The writer and artist Frédéric Pajak was ten when he began to “dream of a work that would mingle words and images...bits of adventure, collected memories, sentences, phantoms, forgotten heroes, trees, the stormy sea,” but it was not until he was in his forties that this dream took form as The Wind of Things. The utterly original book that he produced is a memoir born of reading and a meditation on the lives and ideas, the motivations, feelings, and fates of some of Pajak’s heroes: Samuel Beckett and the artist Bram van Velde, and, especially, Walter Benjamin, whose travels to Moscow, Naples, and Ibiza, whose experiences with hashish, whose faltering marriage and love affairs and critique of modern experience Pajak re-creates and reflects on in word and image.

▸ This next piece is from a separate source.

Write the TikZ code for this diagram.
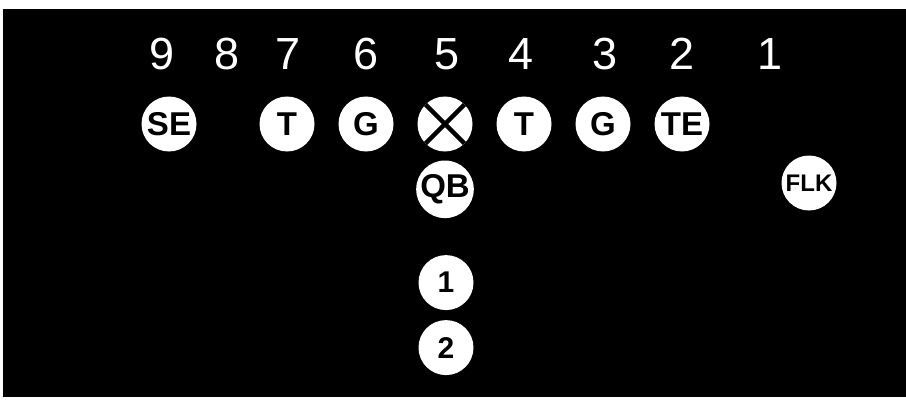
\documentclass[tikz,border=0pt]{standalone}
\usepackage{fontspec}
\setmainfont{Liberation Sans}
\usetikzlibrary{positioning}

\begin{document}
\begin{tikzpicture}[x=1pt, y=1pt, node distance=24pt,
            player/.style={circle, fill=white, minimum size=55pt, inner sep=0pt, outer sep=0pt, text=black, font=\bfseries\fontsize{33}{33}\selectfont},
            back/.style={player, font=\bfseries\fontsize{30}{30}\selectfont},
            hole/.style={inner sep=0pt, text=white, font=\fontsize{45}{45}\selectfont},
            cross/.style={line width=4.5pt, black}]

            % Field
            \useasboundingbox (0,0) rectangle (906,400);
            \fill[white] (0,0) rectangle (906,400);
            \fill[black] (3,3) rectangle (906,391);

            % Hole numbers
            \node (h9) [hole] at (162,346) {9};
            \node (h8) [hole] at (227,346) {8};
            \node (h7) [hole] at (288,346) {7};
            \node (h6) [hole] at (366,346) {6};
            \node (h5) [hole] at (447,346) {5};
            \node (h4) [hole] at (521,346) {4};
            \node (h3) [hole] at (605,346) {3};
            \node (h2) [hole] at (682,346) {2};
            \node (h1) [hole] at (770,346) {1};

            % Line
            \node (center) [player] at (445,276) {};
            \node (lg) [player, left=of center] {G};
            \node (lt) [player, left=of lg] {T};
            \node (se) [player, left=of lt, xshift=-39pt] {SE};
            \node (rt) [player, right=of center] {T};
            \node (rg) [player, right=of rt] {G};
            \node (te) [player, right=of rg] {TE};
            \draw [cross] (center.45) -- (center.225);
            \draw [cross] (center.135) -- (center.315);

            % Backfield
            \node (qb) [player, below=of center, yshift=15pt] {QB};
            \node (flk) [player, font=\bfseries\fontsize{24}{24}\selectfont] at (809,217) {FLK};
            \node (b1) [back, below=of qb, yshift=-13pt, xshift=1pt] {1};
            \node (b2) [back, below=of b1, yshift=14pt] {2};
        \end{tikzpicture}
\end{document}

Pajak’s moody black-and-white drawings accompany the text throughout, though their bearing on it is often indirect and all the more absorbing for that. Between word and image, the reader is drawn into a mysterious space that is all Pajak’s as he seeks to evoke vanished histories and to resist a modern world more and more given over to a present without a past.
作者簡介
Frederic Pajak is a French-Swiss writer, editor, and illustrator who was born in Suresnes, France. He is the author of several books including the novel Le bon larron and L'Immense solitude, the book for which he is best known and the winner of the Prix Michel-Dentan in 2000.

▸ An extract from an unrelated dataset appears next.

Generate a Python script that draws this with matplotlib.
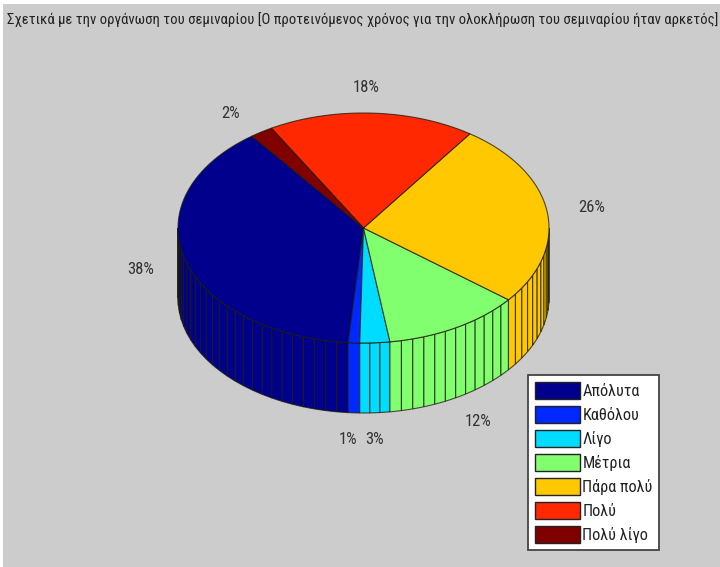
import numpy as np
import matplotlib
matplotlib.use('Agg')
import matplotlib.pyplot as plt
from matplotlib.patches import Polygon, Rectangle, Patch

plt.rcParams['font.family'] = ['Roboto Condensed', 'Fira Sans Condensed', 'Liberation Sans', 'DejaVu Sans']

title = 'Σχετικά με την οργάνωση του σεμιναρίου [Ο προτεινόμενος χρόνος για την ολοκλήρωση του σεμιναρίου ήταν αρκετός]'
categories = ['Απόλυτα', 'Καθόλου', 'Λίγο', 'Μέτρια', 'Πάρα πολύ', 'Πολύ', 'Πολύ λίγο']
values = [38.4, 1.0, 2.6, 12.0, 26.0, 18.0, 2.0]
colors = ['#00008c', '#0028ff', '#00dcff', '#82ff6e', '#ffc800', '#ff2800', '#800000']

# where the percent labels sit, in pixels
label_xy = [(141, 270), (348, 440), (375, 440), (478, 422), (592, 207), (366, 88), (231, 113)]

# pie geometry in pixels
cx, cy = 363.5, 228
a, b = 185.5, 115
depth = 70
start = 127

BG = '#cccccc'
EDGE = (0.1, 0.1, 0.04, 0.75)


def ring(t):
    t = np.radians(t)
    return cx + a * np.cos(t), cy - b * np.sin(t)


fig = plt.figure(figsize=(7.2, 5.67), dpi=100, facecolor='white')
ax = fig.add_axes([0, 0, 1, 1])
ax.set_xlim(0, 720)
ax.set_ylim(567, 0)
ax.axis('off')
ax.add_patch(Rectangle((3, 4), 717, 563, facecolor=BG, edgecolor='none', zorder=0))

# side walls first, one facet per percent like pie3
t0 = start
tops = []
for v, c in zip(values, colors):
    t1 = t0 + v * 3.6
    edges = np.linspace(t0, t1, int(np.ceil(v)) + 1)
    for f0, f1 in zip(edges[:-1], edges[1:]):
        # only the front half of the cylinder is visible
        for shift in (0, 360):
            lo = max(f0, 180 + shift)
            hi = min(f1, 360 + shift)
            if hi <= lo:
                continue
            ts = np.linspace(lo, hi, 6)
            x, y = ring(ts)
            pts = list(zip(x, y)) + list(zip(x[::-1], y[::-1] + depth))
            ax.add_patch(Polygon(pts, closed=True, facecolor=c, edgecolor=EDGE, lw=0.8, zorder=2))
    tops.append((t0, t1, c))
    t0 = t1

for t0, t1, c in tops:
    ts = np.linspace(t0, t1, max(int(t1 - t0), 2) + 1)
    x, y = ring(ts)
    pts = [(cx, cy)] + list(zip(x, y))
    ax.add_patch(Polygon(pts, closed=True, facecolor=c, edgecolor=EDGE, lw=0.8, zorder=3))

for v, (lx, ly) in zip(values, label_xy):
    ax.text(lx, ly, f'{v:.0f}%', ha='center', va='center', fontsize=12, color='#333333', zorder=4)

title_txt = ax.text(7, 20, title, ha='left', va='center', fontsize=12, color='#222222', zorder=4)
# title runs from x=7 to x=717 in the reference
w = title_txt.get_window_extent(fig.canvas.get_renderer()).width
title_txt.set_fontsize(12 * 710 / w)

handles = [Patch(facecolor=c, edgecolor='#222222', lw=1) for c in colors]
leg = ax.legend(handles, categories, loc='upper left', bbox_to_anchor=(528, 375),
                bbox_transform=ax.transData, fontsize=11.7, frameon=True, fancybox=False,
                framealpha=1, facecolor='white', edgecolor='#444444',
                handlelength=2.75, handleheight=1.25, handletextpad=0.17,
                labelspacing=0.42, borderpad=0.42, borderaxespad=0,
                labelcolor='#222222')
leg.get_frame().set_linewidth(1.3)
leg.set_zorder(5)

fig.savefig('out.png', dpi=100, facecolor='white')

Donald Nicholson-Smith was born in Manchester, England and is a longtime resident of New York City. Among his many translations from the French are works by Paco Ignacio Taibo II, Henri Lefebvre, Raoul Vaneigem, Antonin Artaud, Jean Laplanche, Guillaume Apollinaire, Guy Debord, Jean-Patrick Manchette, Thierry Jonquet, and (with Alyson Waters) Yasmina Khadra. For NYRB Classics he has translated Manchette's Fatale and The Mad and the Bad, which won the 28th Annual Translation Prize of the French-American Foundation and the Florence Gould Foundation for fiction, as well as Jean-Paul Clebert's Paris Vagabond, and for the NYR Comics series, Nicole Claveloux's The Green Hand and Other Stories and Yvan Alagbe's Yellow Negroes and Other Imaginary Creatures.